> Collected data

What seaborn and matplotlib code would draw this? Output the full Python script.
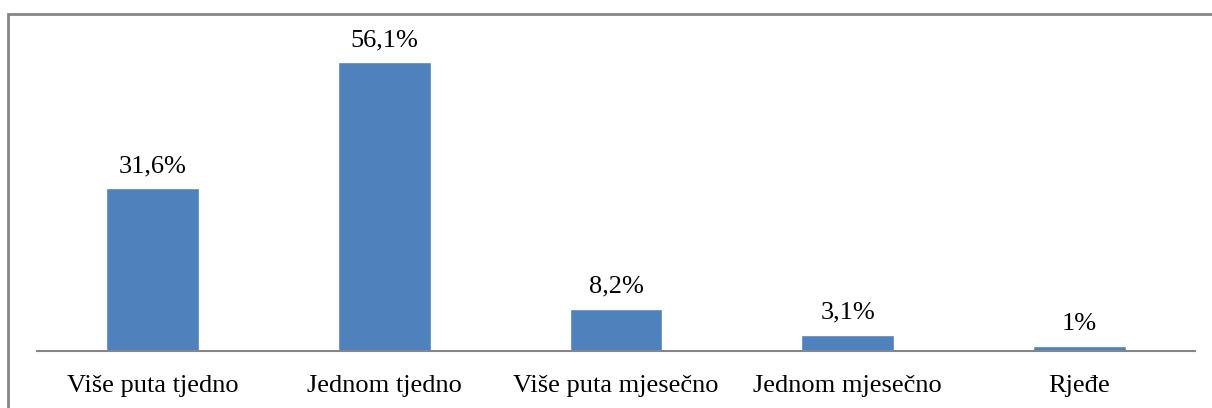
import matplotlib
matplotlib.use("Agg")
import matplotlib.pyplot as plt
import seaborn as sns
import pandas as pd

# ================= DATA =================
categories = ["Više puta tjedno", "Jednom tjedno", "Više puta mjesečno",
              "Jednom mjesečno", "Rjeđe"]
values = [31.6, 56.1, 8.2, 3.1, 1.0]
value_labels = ["31,6%", "56,1%", "8,2%", "3,1%", "1%"]

df = pd.DataFrame({"kategorija": categories, "postotak": values})

# ================= STYLE =================
sns.set_theme(style="white")
plt.rcParams["font.family"] = ["Liberation Serif", "DejaVu Serif"]

fig = plt.figure(figsize=(12.12, 4.08), dpi=100)
ax = fig.add_axes([37 / 1212, 57 / 408, 1158 / 1212, 309 / 408])

sns.barplot(data=df, x="kategorija", y="postotak", color="#4F81BD",
            saturation=1, width=0.4, ax=ax)

for p, lab in zip(ax.patches, value_labels):
    ax.annotate(lab, (p.get_x() + p.get_width() / 2, p.get_height()),
                xytext=(0, 8), textcoords="offset points",
                ha="center", va="bottom", fontsize=19, color="black")

ax.set_ylim(0, 60)
ax.set_xlim(-0.5, 4.5)
ax.set_xlabel("")
ax.set_ylabel("")
ax.set_yticks([])
for s in ["top", "right", "left"]:
    ax.spines[s].set_visible(False)
ax.spines["bottom"].set_color("#868686")
ax.spines["bottom"].set_linewidth(1.5)
ax.tick_params(axis="x", length=0, pad=17, labelsize=19, labelcolor="black")

# outer chart border (left and top visible)
fig.add_artist(plt.Rectangle((7.5 / 1212, -0.1), 1.2, (408 - 13.5) / 408 + 0.1,
                             transform=fig.transFigure, fill=False,
                             edgecolor="#868686", linewidth=2))

fig.savefig("out.png", dpi=100)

> Problem description
Extract the full listing exactly, with the pictures left out.

> Written answer
What seaborn and matplotlib code would draw this? Output the full Python script.
import matplotlib
matplotlib.use("Agg")
import matplotlib.pyplot as plt
import seaborn as sns
import pandas as pd

# ================= DATA =================
categories = ["Više puta tjedno", "Jednom tjedno", "Više puta mjesečno",
              "Jednom mjesečno", "Rjeđe"]
values = [31.6, 56.1, 8.2, 3.1, 1.0]
value_labels = ["31,6%", "56,1%", "8,2%", "3,1%", "1%"]

df = pd.DataFrame({"kategorija": categories, "postotak": values})

# ================= STYLE =================
sns.set_theme(style="white")
plt.rcParams["font.family"] = ["Liberation Serif", "DejaVu Serif"]

fig = plt.figure(figsize=(12.12, 4.08), dpi=100)
ax = fig.add_axes([37 / 1212, 57 / 408, 1158 / 1212, 309 / 408])

sns.barplot(data=df, x="kategorija", y="postotak", color="#4F81BD",
            saturation=1, width=0.4, ax=ax)

for p, lab in zip(ax.patches, value_labels):
    ax.annotate(lab, (p.get_x() + p.get_width() / 2, p.get_height()),
                xytext=(0, 8), textcoords="offset points",
                ha="center", va="bottom", fontsize=19, color="black")

ax.set_ylim(0, 60)
ax.set_xlim(-0.5, 4.5)
ax.set_xlabel("")
ax.set_ylabel("")
ax.set_yticks([])
for s in ["top", "right", "left"]:
    ax.spines[s].set_visible(False)
ax.spines["bottom"].set_color("#868686")
ax.spines["bottom"].set_linewidth(1.5)
ax.tick_params(axis="x", length=0, pad=17, labelsize=19, labelcolor="black")

# outer chart border (left and top visible)
fig.add_artist(plt.Rectangle((7.5 / 1212, -0.1), 1.2, (408 - 13.5) / 408 + 0.1,
                             transform=fig.transFigure, fill=False,
                             edgecolor="#868686", linewidth=2))

fig.savefig("out.png", dpi=100)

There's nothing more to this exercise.